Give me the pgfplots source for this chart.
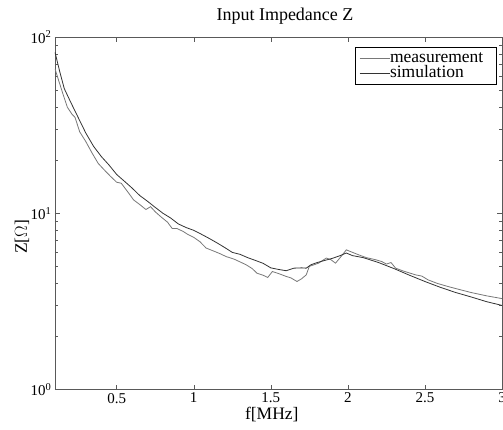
\documentclass[border=0pt]{standalone}
\usepackage{fontspec}
\setmainfont{Liberation Serif}
\usepackage{pgfplots}
\pgfplotsset{compat=1.18}
\definecolor{meas}{gray}{0.47}
\definecolor{simu}{gray}{0.2}
\begin{document}
\begin{tikzpicture}
\useasboundingbox (-55pt,-39.5pt) rectangle (448pt,389.5pt);
\begin{axis}[
  at={(0pt,0pt)}, anchor=south west,
  scale only axis, width=447pt, height=352.5pt,
  ymode=log, xmin=0.1, xmax=3, ymin=1, ymax=100,
  xtick={0.5,1,1.5,2,2.5,3},
  xticklabels={0.5,1,1.5,2,2.5,3},
  ytick={1,10,100},
  yticklabels={10\textsuperscript{0},10\textsuperscript{1},10\textsuperscript{2}},
  tick label style={font=\fontsize{15}{16}\selectfont, black},
  axis line style={black!65},
  every tick/.style={black!65},
  major tick length=5pt, minor tick length=3pt,
  title={Input Impedance Z},
  title style={font=\fontsize{18}{20}\selectfont, at={(axis description cs:0.5145,1.031)}, anchor=base},
  xlabel={f[MHz]},
  xlabel style={font=\fontsize{17.5}{19}\selectfont, at={(axis description cs:0.485,-0.072)}, anchor=center},
  ylabel={Z[$\Omega$]},
  ylabel style={font=\fontsize{17.5}{19}\selectfont, at={(axis description cs:-0.074,0.433)}, anchor=center},
  legend cell align=left,
  legend style={at={(axis description cs:0.988,0.971)}, anchor=north east,
    draw=black, line width=0.6pt, font=\fontsize{17.5}{17.5}\selectfont,
    nodes={inner sep=0pt, text height=11.5pt, text depth=3.5pt},
    inner xsep=4pt, inner ysep=3.5pt, row sep=0pt, column sep=0pt},
  legend image code/.code={\draw[#1] (0pt,0pt) -- (30pt,0pt);},
]
\addplot[meas, line width=0.8pt] coordinates {
(0.10,66) (0.12,58) (0.15,48) (0.18,40) (0.21,36.5) (0.23,35) (0.26,29)
(0.30,25.5) (0.34,22) (0.38,19.2) (0.42,17.6) (0.46,16.2) (0.50,15.0)
(0.53,14.8) (0.57,13.3) (0.61,11.9) (0.65,11.2) (0.69,10.5) (0.72,10.9)
(0.75,10.2) (0.79,9.5) (0.83,8.9) (0.86,8.2) (0.89,8.2) (0.93,7.9)
(0.96,7.6) (1.00,7.3) (1.04,6.9) (1.08,6.35) (1.13,6.1) (1.17,5.9)
(1.21,5.68) (1.26,5.5) (1.30,5.3) (1.34,5.1) (1.38,4.85) (1.41,4.57)
(1.45,4.45) (1.48,4.32) (1.51,4.67) (1.55,4.55) (1.60,4.38) (1.63,4.3)
(1.67,4.10) (1.70,4.25) (1.73,4.47) (1.75,5.0) (1.78,5.1) (1.81,5.21)
(1.86,5.57) (1.89,5.45) (1.92,5.21) (1.95,5.6) (1.99,6.2) (2.03,6.0)
(2.07,5.81) (2.12,5.6) (2.18,5.45) (2.22,5.32) (2.25,5.15) (2.28,5.25)
(2.31,4.88) (2.36,4.7) (2.44,4.47) (2.48,4.4) (2.52,4.19) (2.58,4.0)
(2.65,3.84) (2.72,3.7) (2.80,3.55) (2.90,3.4) (3.00,3.28)
};
\addlegendentry{measurement\hspace*{9pt}}
\addplot[simu, line width=0.8pt] coordinates {
(0.10,82) (0.13,64) (0.16,51) (0.20,43) (0.25,35) (0.30,28.5) (0.35,24)
(0.40,21) (0.45,18.8) (0.50,16.6) (0.55,15.2) (0.60,13.9) (0.65,12.6)
(0.70,11.7) (0.75,10.8) (0.80,10.0) (0.85,9.4) (0.90,8.7) (0.95,8.3)
(1.00,8.0) (1.05,7.6) (1.10,7.2) (1.15,6.8) (1.20,6.4) (1.25,6.0)
(1.30,5.85) (1.35,5.6) (1.40,5.4) (1.45,5.2) (1.50,4.9) (1.55,4.8)
(1.60,4.72) (1.65,4.88) (1.70,4.9) (1.73,4.88) (1.76,5.1) (1.80,5.25)
(1.85,5.4) (1.90,5.55) (1.95,5.75) (1.99,5.95) (2.03,5.75) (2.10,5.6)
(2.20,5.25) (2.30,4.85) (2.40,4.45) (2.50,4.1) (2.60,3.8) (2.70,3.55)
(2.80,3.35) (2.90,3.15) (3.00,3.0)
};
\addlegendentry{simulation}
\end{axis}
\end{tikzpicture}
\end{document}
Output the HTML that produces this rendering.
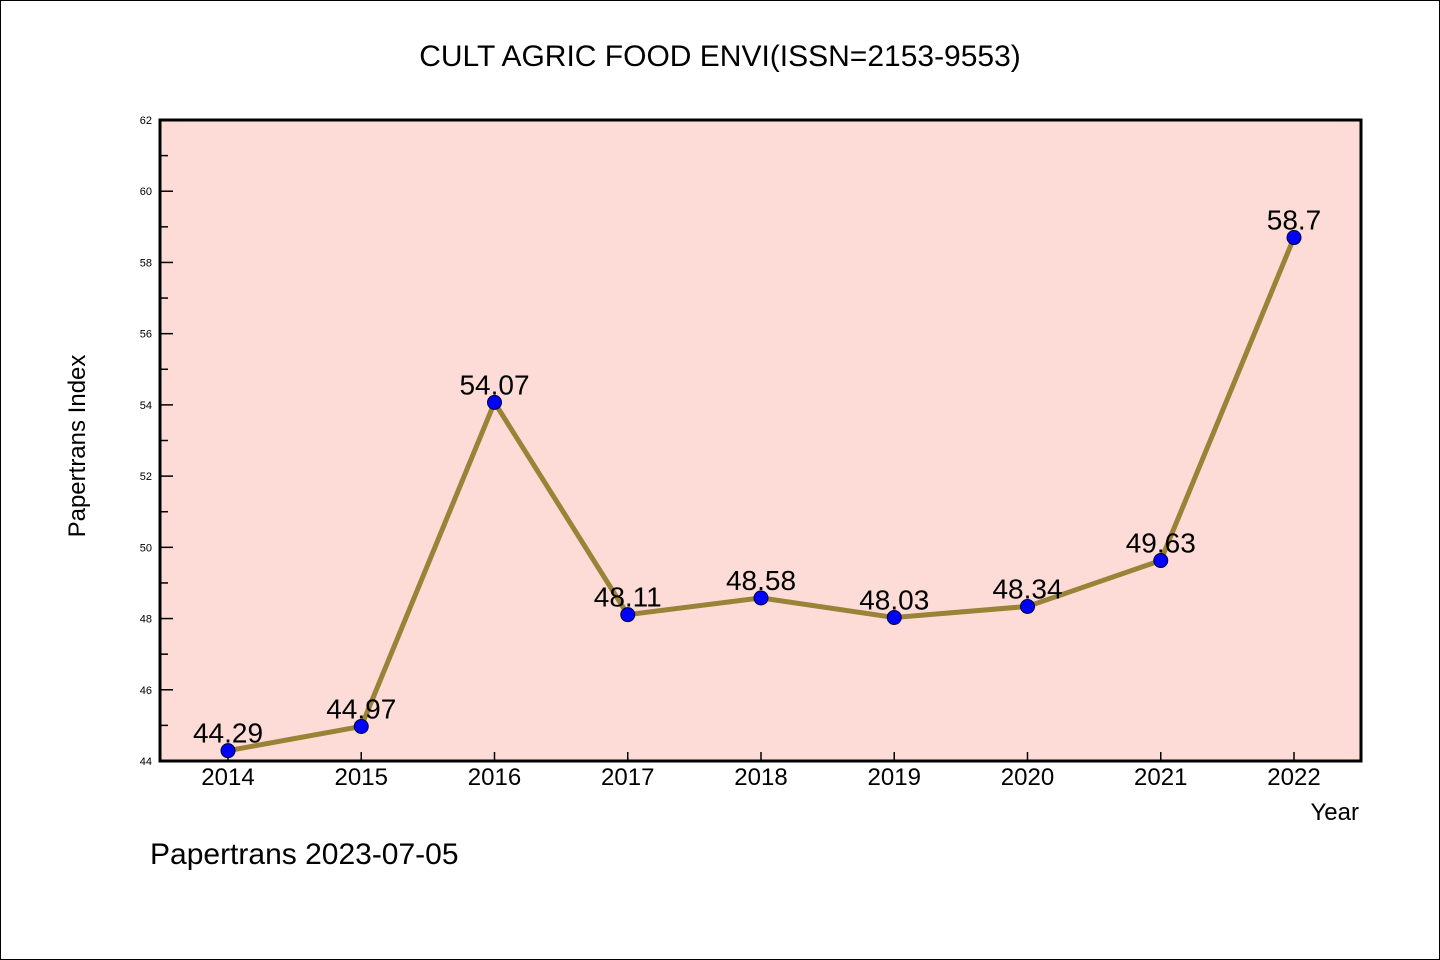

========

**Required work**
Search the data for the word "this" and copy each line where it appears.

**Written solution**
Give me the pgfplots source for this chart.
Output the HTML that produces this rendering.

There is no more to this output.